The directional flow properties of a reservoir are very important for the design of reservoir development and waterflooding For a reservoir with natural fractures, the permeability is controlled by the preferred orientation of the fractures. This paper presents the results of an investigation for determining the fracture orientation from interference tests. The pressure response is analyzed based on the double porosity model proposed by Warren and Root. The calculations are performed numerically by use of Stephest Laplace inversion transform. The results show that the transition flow period depends not only on the fracture flow parameters, but also on the distance between the observation well and the active well. Based on this characteristic, a new method is presented to determine the fracture orientation and permeability components as well as the fracture-flowing parameters.
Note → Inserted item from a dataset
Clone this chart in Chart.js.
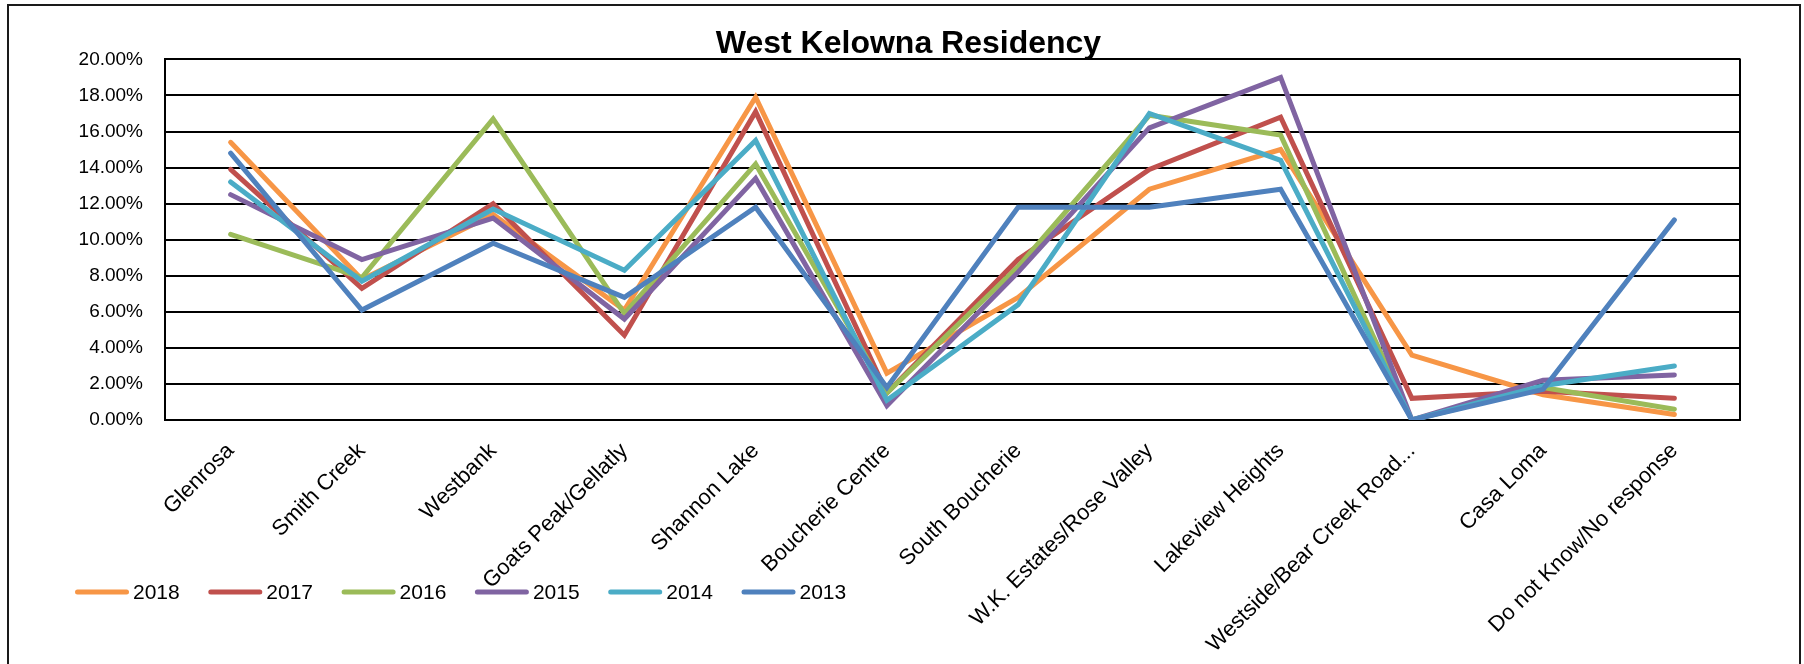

A distinct characteristic of a naturally fractured reservoir is the "double-porosity" behavior - intergranular (primary) porosity and fracture (secondary) porosity. The main difference between the two porous regions is the contrast in storage and transport capacities. The intergranular pores have high storage, but low flow capacity, while the fractures have low storage, but high flow capacity.
Pressure transient response of a well in a naturally fractured reservoir is studied by many investigators. The fundamentals are based on double porosity model, a concept originated by Barenblatt et al and mathematically realized by Warren and Root. In deriving the mathematical expressions for the wellbore pressure, Warren and Root idealized the rock with fissures by a material with primary porosity contained within a systematic array of identical blocks, and the secondary porosity contained in uniform fractures orthogonal to each other and parallel to one of the principal axes of permeability. Two parameters, intraporosity flow factor, and w, storativity ratio, are commonly used to describe the double porosity behavior.
It is very common that fractures are more dominant in one direction than another.